True enough, if this man wasn't hurting so bad from having been buried under a crane-and if he wasn't still traumatized by the memories of the long hours it took for workers to get the crane off of him, he probably would have agreed with the pastor that a family with a seriously ill child had it worse than he did. But neither he nor I could understand how that made his suffering better, or why somebody would pile the heartbreak of another person onto somebody in distress already.
I heard it again, recently, too, this same unhelpful phrase. "If you think that's bad."

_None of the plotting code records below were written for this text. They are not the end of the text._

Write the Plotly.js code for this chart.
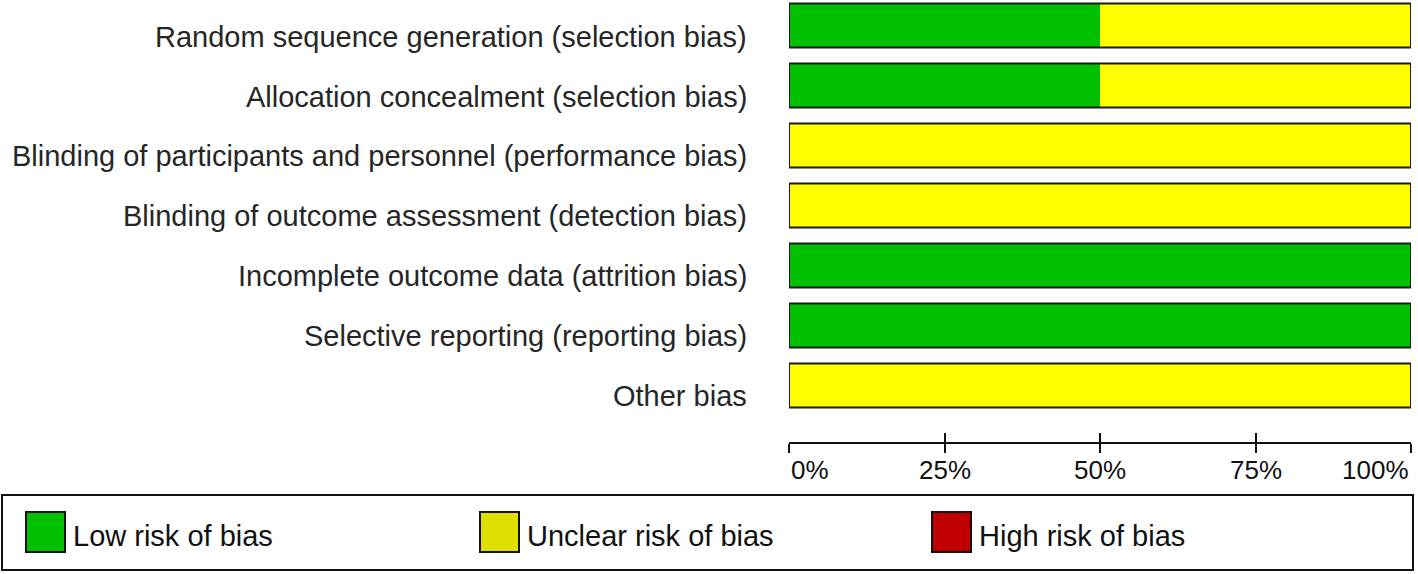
<!DOCTYPE html>
<html>
<head>
<meta charset="utf-8">
<script src="https://cdn.plot.ly/plotly-3.0.1.min.js"></script>
<style>
  html, body { margin: 0; padding: 0; background: #fff; }
  #plot { width: 1418px; height: 574px; }
</style>
</head>
<body>
<div id="plot"></div>
<script>
// risk of bias domains, top to bottom
var domains = [
  "Random sequence generation (selection bias)",
  "Allocation concealment (selection bias)",
  "Blinding of participants and personnel (performance bias)",
  "Blinding of outcome assessment (detection bias)",
  "Incomplete outcome data (attrition bias)",
  "Selective reporting (reporting bias)",
  "Other bias"
];
var lowRisk     = [50, 50, 0, 0, 100, 100, 0];
var unclearRisk = [50, 50, 100, 100, 0, 0, 100];
var highRisk    = [0, 0, 0, 0, 0, 0, 0];

var tickVals   = [0, 25, 50, 75, 100];
var tickLabels = ["0%", "25%", "50%", "75%", "100%"];

var legendNames  = ["Low risk of bias", "Unclear risk of bias", "High risk of bias"];
var legendColors = ["#00c000", "#e0e000", "#c00000"];

var GREEN = "#00c000", YELLOW = "#ffff00", RED = "#c00000";
var FONT = "Liberation Sans, Arial, sans-serif";

// plot area in pixels
var W = 1418, H = 574;
var L = 789, R = 7, T = 0, B = 132;
var pw = W - L - R, ph = H - T - B;
function px(x) { return (x - L) / pw; }
function py(y) { return (H - B - y) / ph; }

var lowBase = lowRisk.map(function () { return 0; });
var unclearBase = lowRisk.slice();
var highBase = lowRisk.map(function (v, i) { return v + unclearRisk[i]; });
var totals = lowRisk.map(function (v, i) { return v + unclearRisk[i] + highRisk[i]; });

var common = { type: "bar", orientation: "h", y: domains, width: 0.73, hoverinfo: "x+y", showlegend: false };

var traces = [
  Object.assign({}, common, { x: lowRisk, base: lowBase, name: "Low",
    marker: { color: GREEN, line: { width: 0 } } }),
  Object.assign({}, common, { x: unclearRisk, base: unclearBase, name: "Unclear",
    marker: { color: YELLOW, line: { width: 0 } } }),
  Object.assign({}, common, { x: highRisk, base: highBase, name: "High",
    marker: { color: RED, line: { width: 0 } } }),
  // outline round each whole row
  Object.assign({}, common, { x: totals, base: lowBase, name: "outline", hoverinfo: "skip",
    marker: { color: "rgba(0,0,0,0)", line: { color: "#1a1a1a", width: 2 } } }),
  // dummy trace so the second x axis (inner tick half) is drawn
  { type: "scatter", x: [0], y: [domains[0]], xaxis: "x2", mode: "markers",
    marker: { opacity: 0 }, hoverinfo: "skip", showlegend: false }
];

var shapes = [];
var annotations = [];

// domain labels, sitting a little below each bar's centre
domains.forEach(function (d) {
  annotations.push({
    x: px(749), xref: "paper", y: d, yref: "y", xanchor: "right", yanchor: "middle",
    yshift: -11, text: d, showarrow: false,
    font: { family: FONT, size: 29, color: "#262626" }
  });
});

// x tick labels: end labels sit inside the axis span
tickVals.forEach(function (v, i) {
  var anchor = i === 0 ? "left" : (i === tickVals.length - 1 ? "right" : "center");
  annotations.push({
    x: v, xref: "x", y: py(470), yref: "paper", yanchor: "middle", xanchor: anchor,
    text: tickLabels[i], showarrow: false,
    font: { family: FONT, size: 26, color: "#111" }
  });
});

// legend frame
shapes.push({ type: "rect", xref: "paper", yref: "paper",
  x0: px(2), x1: px(1413), y0: py(495), y1: py(570),
  line: { color: "#111", width: 2 }, fillcolor: "rgba(0,0,0,0)" });

var swatchX = [26, 480, 932];
legendNames.forEach(function (name, i) {
  shapes.push({ type: "rect", xref: "paper", yref: "paper",
    x0: px(swatchX[i]), x1: px(swatchX[i] + 39), y0: py(512), y1: py(552),
    line: { color: "#111", width: 2 }, fillcolor: legendColors[i] });
  annotations.push({ x: px(swatchX[i] + 45), xref: "paper", y: py(536), yref: "paper",
    xanchor: "left", yanchor: "middle", text: name, showarrow: false,
    font: { family: FONT, size: 29, color: "#111" } });
});

var layout = {
  width: W, height: H,
  margin: { l: L, r: R, t: T, b: B, pad: 0 },
  paper_bgcolor: "#fff", plot_bgcolor: "#fff",
  barmode: "overlay",
  font: { family: FONT, color: "#222" },
  xaxis: {
    range: [0, 100], tickvals: tickVals, showticklabels: false,
    ticks: "outside", ticklen: 9, tickwidth: 2, tickcolor: "#111",
    showline: true, linecolor: "#111", linewidth: 2,
    showgrid: false, zeroline: false, fixedrange: true
  },
  xaxis2: {
    overlaying: "x", anchor: "y", side: "bottom", matches: "x",
    range: [0, 100], tickvals: tickVals, showticklabels: false,
    ticks: "inside", ticklen: 9, tickwidth: 2, tickcolor: "#111",
    showline: false, showgrid: false, zeroline: false, fixedrange: true
  },
  yaxis: {
    type: "category", range: [6.942, -0.425],
    showline: false, showgrid: false, zeroline: false, ticks: "",
    showticklabels: false, fixedrange: true
  },
  shapes: shapes,
  annotations: annotations
};

Plotly.newPlot("plot", traces, layout, { displayModeBar: false, staticPlot: true });
</script>
</body>
</html>
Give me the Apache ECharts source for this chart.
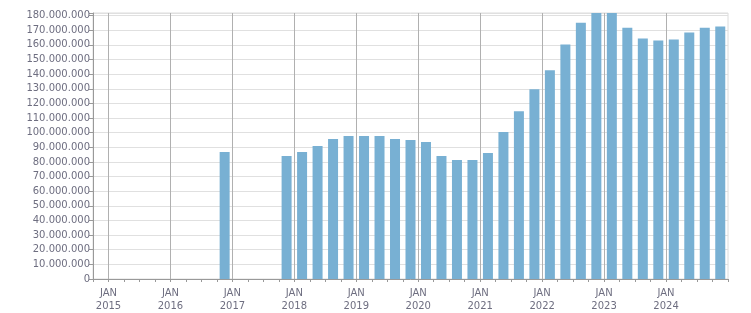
<!DOCTYPE html>
<html>
<head>
<meta charset="utf-8">
<script src="https://cdn.jsdelivr.net/npm/echarts@6/dist/echarts.min.js"></script>
<style>
html,body{margin:0;padding:0;background:#fff;}
#chart{width:751px;height:313px;}
</style>
</head>
<body>
<div id="chart"></div>
<script>
// Periods (year-month of each quarterly bar)
const periods = [
  '2016-11',
  '2017-11',
  '2018-02','2018-05','2018-08','2018-11',
  '2019-02','2019-05','2019-08','2019-11',
  '2020-02','2020-05','2020-08','2020-11',
  '2021-02','2021-05','2021-08','2021-11',
  '2022-02','2022-05','2022-08','2022-11',
  '2023-02','2023-05','2023-08','2023-11',
  '2024-02','2024-05','2024-08','2024-11'
];
const values = [
  86800000,
  84100000,
  86800000, 90900000, 95700000, 97700000,
  97700000, 97700000, 95700000, 95000000,
  93600000, 84100000, 81400000, 81400000,
  86200000, 100400000, 114700000, 129700000,
  142600000, 160300000, 175200000, 182500000,
  182500000, 171800000, 164300000, 163000000,
  163700000, 168400000, 171800000, 172500000
];
const yearTicks = [2015, 2016, 2017, 2018, 2019, 2020, 2021, 2022, 2023, 2024];

function periodToYear(p) {
  const [y, m] = p.split('-').map(Number);
  return y + (m - 1 + 0.5) / 12;
}
const seriesData = periods.map((p, i) => [periodToYear(p), values[i]]);

function fmtThousands(v) {
  return String(Math.round(v)).replace(/\B(?=(\d{3})+(?!\d))/g, '.');
}

const textColor = '#6e6e80';
const chart = echarts.init(document.getElementById('chart'), null, {renderer: 'canvas'});
chart.setOption({
  animation: false,
  backgroundColor: '#fff',
  grid: {
    left: 93, right: 23, top: 13, bottom: 32,
    show: true, borderColor: '#dcdcdc', borderWidth: 1
  },
  xAxis: {
    type: 'value',
    min: 2014.75,
    max: 2025,
    interval: 0.25,
    axisLine: {show: true, lineStyle: {color: '#999', width: 1}},
    axisTick: {show: true, length: 3, lineStyle: {color: '#999'}},
    splitLine: {show: false},
    axisLabel: {
      color: textColor,
      fontFamily: 'DejaVu Sans',
      fontSize: 10,
      lineHeight: 13,
      margin: 8,
      showMinLabel: true,
      showMaxLabel: true,
      formatter: function (v) {
        const r = Math.round(v);
        if (Math.abs(v - r) < 1e-6 && yearTicks.indexOf(r) >= 0) return 'JAN\n' + r;
        return '';
      }
    }
  },
  yAxis: {
    type: 'value',
    min: 0,
    max: 181800000,
    interval: 10000000,
    axisLine: {show: true, lineStyle: {color: '#999', width: 1}},
    axisTick: {show: true, length: 4, lineStyle: {color: '#999'}},
    splitLine: {show: true, lineStyle: {color: '#e0e0e0', width: 1}},
    axisLabel: {
      color: textColor,
      fontFamily: 'DejaVu Sans',
      fontSize: 10,
      margin: 3,
      formatter: function (v) {
        if (v % 10000000 !== 0) return '';
        return fmtThousands(v);
      }
    }
  },
  series: [{
    type: 'bar',
    data: seriesData,
    barWidth: 10,
    itemStyle: {color: '#78b0d3'},
    clip: true,
    markLine: {
      silent: true,
      symbol: ['none', 'none'],
      label: {show: false},
      animation: false,
      lineStyle: {color: '#b0b0b0', type: 'solid', width: 1},
      data: yearTicks.map(y => ({xAxis: y}))
    },
    z: 2
  }]
});
</script>
</body>
</html>
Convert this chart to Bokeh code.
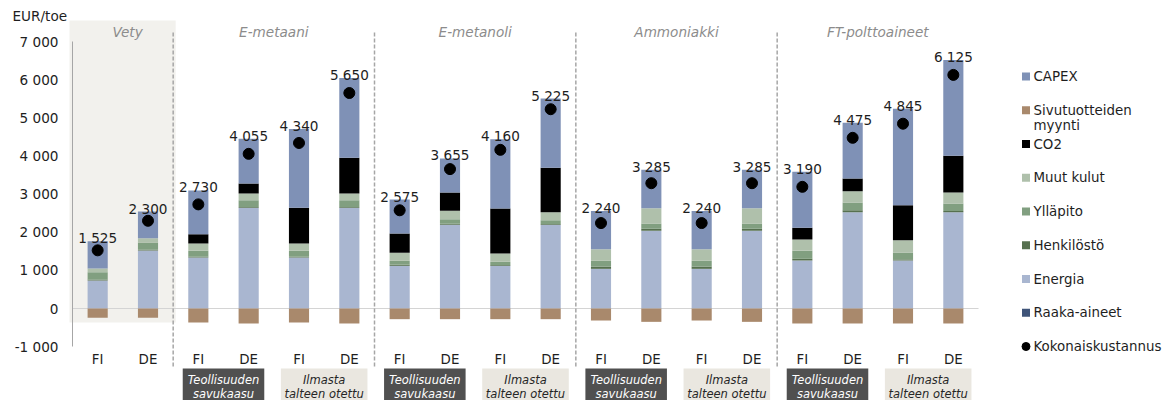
from bokeh.plotting import figure
from bokeh.models import Range1d, FixedTicker, ColumnDataSource
from bokeh.core.properties import value
from bokeh.embed import file_html
from bokeh.resources import INLINE

# ---------------- data ----------------
groups = ["Vety", "E-metaani", "E-metanoli", "Ammoniakki", "FT-polttoaineet"]
group_sizes = [2, 4, 4, 4, 4]
countries = ["FI", "DE",
             "FI", "DE", "FI", "DE",
             "FI", "DE", "FI", "DE",
             "FI", "DE", "FI", "DE",
             "FI", "DE", "FI", "DE"]
co2_sources = ["Teollisuuden\nsavukaasu", "Ilmasta\ntalteen otettu"]

raaka_aineet = [0, 0, 0, 0, 0, 0, 0, 0, 0, 0, 0, 0, 0, 0, 0, 0, 0, 0]
energia = [734, 1520, 1337, 2640, 1337, 2640, 1119, 2194, 1119, 2194,
           1040, 2037, 1040, 2037, 1259, 2526, 1259, 2526]
henkilosto = [20, 20, 20, 20, 20, 20, 30, 30, 20, 20,
              60, 52, 60, 52, 43, 53, 30, 30]
yllapito = [196, 190, 155, 181, 155, 181, 101, 119, 85, 103,
            150, 140, 150, 140, 210, 201, 180, 197]
muut_kulut = [100, 110, 193, 175, 193, 175, 210, 218, 218, 209,
              306, 402, 306, 402, 297, 297, 323, 289]
co2 = [0, 0, 245, 262, 935, 935, 507, 481, 1180, 1163,
       0, 0, 0, 0, 306, 332, 918, 961]
capex = [715, 700, 1145, 1170, 2067, 2092, 888, 893, 1818, 1816,
         999, 1004, 999, 1004, 1468, 1459, 2528, 2515]
sivutuotteet = [-240, -240, -365, -393, -367, -393, -280, -280, -280, -280,
                -315, -350, -315, -350, -393, -393, -393, -393]
kokonais = [1525, 2300, 2730, 4055, 4340, 5650, 2575, 3655, 4160, 5225,
            2240, 3285, 2240, 3285, 3190, 4475, 4845, 6125]
y_ticks = [-1000, 0, 1000, 2000, 3000, 4000, 5000, 6000, 7000]
unit_label = "EUR/toe"

legend_labels = ["CAPEX", "Sivutuotteiden\nmyynti", "CO2", "Muut kulut", "Ylläpito",
                 "Henkilöstö", "Energia", "Raaka-aineet", "Kokonaiskustannus"]

# ---------------- style ----------------
C_RAAKA = "#3f5479"
C_ENERGIA = "#a9b6d0"
C_HENK = "#56704f"
C_YLLA = "#819f80"
C_MUUT = "#afc0ab"
C_CO2 = "#000000"
C_CAPEX = "#7f91b6"
C_SIVU = "#a9896c"
FONT = value("DejaVu Sans")
TXT = "#1e1e1e"

W, H = 1170, 400
LEFT = 72                  # pixel position of the value axis
UNIT = 906 / 18.0          # px per category
PX_PER_K = 38.14           # px per 1000
ZERO_PX = 308


def dx(px):
    return (px - LEFT) / UNIT


def dy(py):
    return (ZERO_PX - py) / PX_PER_K * 1000.0


n = len(countries)
xs = [i + 0.5 for i in range(n)]

p = figure(width=W, height=H, output_backend="svg", toolbar_location=None,
           x_range=Range1d(dx(0), dx(W)),
           y_range=Range1d(dy(H), dy(0)),
           x_axis_location=None, y_axis_location="left",
           min_border_left=0, min_border_right=0, min_border_top=0, min_border_bottom=0)
p.outline_line_color = None
p.grid.visible = False
p.background_fill_color = "white"
p.border_fill_color = "white"

# y axis, pinned at the start of the category area
ya = p.yaxis[0]
ya.fixed_location = 0
ya.ticker = FixedTicker(ticks=y_ticks)
ya.bounds = (min(y_ticks), max(y_ticks))
ya.major_label_overrides = {t: f"{t:,}".replace(",", " ") for t in y_ticks}
ya.major_tick_out = 0
ya.major_tick_in = 0
ya.minor_tick_out = 0
ya.minor_tick_in = 0
ya.major_label_standoff = 14
ya.axis_line_color = "#a6a6a6"
ya.major_label_text_font = "DejaVu Sans"
ya.major_label_text_font_size = "13.6px"
ya.major_label_text_color = TXT

# group boundaries
bounds = []
acc = 0
for s in group_sizes:
    bounds.append((acc, acc + s))
    acc += s

# Vety shaded background
p.quad(left=[dx(69)], right=[bounds[0][1] + 0.05], top=[dy(20)], bottom=[dy(322)],
       fill_color="#f2f1ed", line_color=None, level="underlay")

# zero line
p.segment(x0=[0], x1=[n], y0=[0], y1=[0], line_color="#d4d4d4", line_width=1.2)

# separators
seps = [b[0] for b in bounds[1:]]
p.segment(x0=seps, x1=seps, y0=[dy(32)] * len(seps), y1=[dy(366)] * len(seps),
          line_color="#a6a6a6", line_width=1.5, line_dash="4 2")

# bars
src = ColumnDataSource(dict(x=xs, raaka=raaka_aineet, energia=energia, henk=henkilosto,
                            ylla=yllapito, muut=muut_kulut, co2=co2, capex=capex,
                            sivu=sivutuotteet, total=kokonais))
stack = ["raaka", "energia", "henk", "ylla", "muut", "co2", "capex"]
colors = [C_RAAKA, C_ENERGIA, C_HENK, C_YLLA, C_MUUT, C_CO2, C_CAPEX]
p.vbar_stack(stack, x="x", width=0.4, color=colors, line_color=None, source=src)
p.vbar(x="x", top=0, bottom="sivu", width=0.4, fill_color=C_SIVU, line_color=None, source=src)

# total dots
p.scatter(x="x", y="total", size=11, marker="circle", fill_color="black", line_color="black", source=src)

# value labels above stack tops
tops = [raaka_aineet[i] + energia[i] + henkilosto[i] + yllapito[i] + muut_kulut[i] + co2[i] + capex[i]
        for i in range(n)]
labels = [f"{t:,}".replace(",", " ") for t in kokonais]
p.text(x=xs, y=tops, text=labels, text_align="center", text_baseline="alphabetic",
       y_offset=-3, text_font=FONT, text_font_size="13.6px", text_color=TXT)

# group titles
gx = [(a + b) / 2 for a, b in bounds]
gx[0] = (dx(69) + bounds[0][1] + 0.05) / 2 + 0.1
p.text(x=gx, y=[dy(31)] * len(groups), text=groups, text_align="center", text_baseline="middle",
       text_font=FONT, text_font_style="italic", text_font_size="13.6px", text_color="#8c8c8c")

# country labels
p.text(x=xs, y=[dy(359)] * n, text=countries, text_align="center", text_baseline="middle",
       text_font=FONT, text_font_size="13.4px", text_color=TXT)

# CO2 source boxes
box_x, box_w, box_fill, box_txt, box_t1, box_t2 = [], [], [], [], [], []
for a, b in bounds[1:]:
    for k in range(2):
        cx = a + 2 * k + 1
        box_x.append(cx)
        box_w.append(1.62 if k == 0 else 1.72)
        box_fill.append("#505050" if k == 0 else "#eae7e0")
        box_txt.append("white" if k == 0 else "#262626")
        l1, l2 = co2_sources[k].split("\n")
        box_t1.append(l1)
        box_t2.append(l2)
btop = dy(368)
bbot = dy(H + 20)
p.rect(x=box_x, y=[(btop + bbot) / 2] * len(box_x), width=box_w, height=[btop - bbot] * len(box_x),
       fill_color=box_fill, line_color=None)
p.text(x=box_x, y=[dy(379)] * len(box_x), text=box_t1, text_align="center", text_baseline="middle",
       text_font=FONT, text_font_style="italic", text_font_size="11.5px", text_color=box_txt)
p.text(x=box_x, y=[dy(393)] * len(box_x), text=box_t2, text_align="center", text_baseline="middle",
       text_font=FONT, text_font_style="italic", text_font_size="11.5px", text_color=box_txt)

# legend (manual)
leg_colors = [C_CAPEX, C_SIVU, C_CO2, C_MUUT, C_YLLA, C_HENK, C_ENERGIA, C_RAAKA, "black"]
lx_mark = dx(1025.5)
lx_text = dx(1033)
ly = [dy(76 + 33.75 * k) for k in range(len(legend_labels))]
p.rect(x=[lx_mark] * 8, y=ly[:8], width=8, height=8, width_units="screen", height_units="screen",
       fill_color=leg_colors[:8], line_color=None)
p.scatter(x=[lx_mark], y=[ly[8]], size=8, marker="circle", fill_color="black", line_color="black")
lt, lyy = [], []
for k, lab in enumerate(legend_labels):
    for j, line in enumerate(lab.split("\n")):
        lt.append(line)
        lyy.append(dy(76 + 33.75 * k + 15.5 * j))
p.text(x=[lx_text] * len(lt), y=lyy, text=lt, text_align="left", text_baseline="middle",
       text_font=FONT, text_font_size="13.4px", text_color=TXT)

# unit label
p.text(x=[dx(12)], y=[dy(15)], text=[unit_label], text_align="left", text_baseline="middle",
       text_font=FONT, text_font_size="13.6px", text_color=TXT)

open("out.html", "w").write(file_html(p, INLINE))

This time it was somebody who'd been around long enough to know better, but still the words poured out. "I know it's frightening not to be able to find a job," this would-be comforter said to a mutual friend of ours, "but at least you haven't lost your home like ____________. He's been out of work almost two years!"
Again I thought, "How does this make him feel better?" If anything, it probably made him worry the same thing could happen to him, too.
With rare exception, I've learned what people usually want is a person with a good set of ears and a quiet tongue. "If I want help," one old-timer taught me when I was tripping over my knight-in-shining-armor-solve-the-problem-and-be-a-hero self, "I'll ask for it. Until then," he said, with disappointment in his voice, "please just hear me." Listening to him describe his recently departed wife, I finally got it: No words could ease the hurt he was feeling.
I've since learned that's true of most pain-be it death or divorce or lost homes or even lost jobs.
Pain is pain is pain, and everyone experiences pain differently. To suggest one person's pain is worse than another's is to reduce human beings to mathematical equations with cookie-cutter emotions. When you find yourself saying "if you think that's bad.", you lose them every time.
So one of the most valuable lessons I've ever learned as a Christian, or a husband/father, or a caring friend is that "he who talks least usually helps most."
Want proof? Consider the matter of prayer: God already knows everything you're going through; everything you're thinking; even things you don't know or understand about your pain. Still, He asks us to tell Him our trials, to ask Him for help. Why? Because He's always known what it takes us years of hurting others to learn: Talking to a listening heart lays in the first healing stitch and makes us distinctly aware we're not in this thing alone.
What better way to live out our claim to want to be more like Him? What better gift could we give the wounded and struggling around us? As someone once correctly said:
"God gave us two ears and one mouth. We should use them proportionately."